▶ **Set problem**
Beneath this task is a listing; retype all of it exactly.

--- BEGIN Stored data ---

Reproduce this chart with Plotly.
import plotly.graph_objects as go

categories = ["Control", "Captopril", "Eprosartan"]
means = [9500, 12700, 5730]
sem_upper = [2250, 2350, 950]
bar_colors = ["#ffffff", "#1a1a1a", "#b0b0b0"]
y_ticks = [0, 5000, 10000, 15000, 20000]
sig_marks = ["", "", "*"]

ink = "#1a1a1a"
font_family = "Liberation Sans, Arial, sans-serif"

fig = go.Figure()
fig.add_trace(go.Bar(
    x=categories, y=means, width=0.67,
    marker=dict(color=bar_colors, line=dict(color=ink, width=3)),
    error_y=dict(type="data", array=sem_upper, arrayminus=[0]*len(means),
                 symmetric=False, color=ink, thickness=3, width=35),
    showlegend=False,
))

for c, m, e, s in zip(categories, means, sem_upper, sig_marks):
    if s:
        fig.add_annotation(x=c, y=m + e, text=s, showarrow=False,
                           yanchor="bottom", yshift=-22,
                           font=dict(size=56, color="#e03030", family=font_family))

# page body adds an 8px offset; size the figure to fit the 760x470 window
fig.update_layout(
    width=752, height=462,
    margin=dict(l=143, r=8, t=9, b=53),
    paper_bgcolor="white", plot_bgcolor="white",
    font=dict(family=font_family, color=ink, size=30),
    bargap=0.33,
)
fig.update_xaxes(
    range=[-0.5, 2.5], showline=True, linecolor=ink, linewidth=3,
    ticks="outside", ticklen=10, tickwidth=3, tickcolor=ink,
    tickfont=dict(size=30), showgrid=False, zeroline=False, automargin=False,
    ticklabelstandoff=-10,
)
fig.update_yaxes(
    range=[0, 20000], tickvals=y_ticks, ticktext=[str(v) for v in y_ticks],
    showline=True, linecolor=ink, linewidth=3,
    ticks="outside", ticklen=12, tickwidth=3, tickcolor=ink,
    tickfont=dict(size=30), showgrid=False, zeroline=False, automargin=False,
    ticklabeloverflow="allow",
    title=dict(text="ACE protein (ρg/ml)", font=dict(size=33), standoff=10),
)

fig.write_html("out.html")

--- END Stored data ---

▶ **Problem solution**
Reproduce this chart with Plotly.
import plotly.graph_objects as go

categories = ["Control", "Captopril", "Eprosartan"]
means = [9500, 12700, 5730]
sem_upper = [2250, 2350, 950]
bar_colors = ["#ffffff", "#1a1a1a", "#b0b0b0"]
y_ticks = [0, 5000, 10000, 15000, 20000]
sig_marks = ["", "", "*"]

ink = "#1a1a1a"
font_family = "Liberation Sans, Arial, sans-serif"

fig = go.Figure()
fig.add_trace(go.Bar(
    x=categories, y=means, width=0.67,
    marker=dict(color=bar_colors, line=dict(color=ink, width=3)),
    error_y=dict(type="data", array=sem_upper, arrayminus=[0]*len(means),
                 symmetric=False, color=ink, thickness=3, width=35),
    showlegend=False,
))

for c, m, e, s in zip(categories, means, sem_upper, sig_marks):
    if s:
        fig.add_annotation(x=c, y=m + e, text=s, showarrow=False,
                           yanchor="bottom", yshift=-22,
                           font=dict(size=56, color="#e03030", family=font_family))

# page body adds an 8px offset; size the figure to fit the 760x470 window
fig.update_layout(
    width=752, height=462,
    margin=dict(l=143, r=8, t=9, b=53),
    paper_bgcolor="white", plot_bgcolor="white",
    font=dict(family=font_family, color=ink, size=30),
    bargap=0.33,
)
fig.update_xaxes(
    range=[-0.5, 2.5], showline=True, linecolor=ink, linewidth=3,
    ticks="outside", ticklen=10, tickwidth=3, tickcolor=ink,
    tickfont=dict(size=30), showgrid=False, zeroline=False, automargin=False,
    ticklabelstandoff=-10,
)
fig.update_yaxes(
    range=[0, 20000], tickvals=y_ticks, ticktext=[str(v) for v in y_ticks],
    showline=True, linecolor=ink, linewidth=3,
    ticks="outside", ticklen=12, tickwidth=3, tickcolor=ink,
    tickfont=dict(size=30), showgrid=False, zeroline=False, automargin=False,
    ticklabeloverflow="allow",
    title=dict(text="ACE protein (ρg/ml)", font=dict(size=33), standoff=10),
)

fig.write_html("out.html")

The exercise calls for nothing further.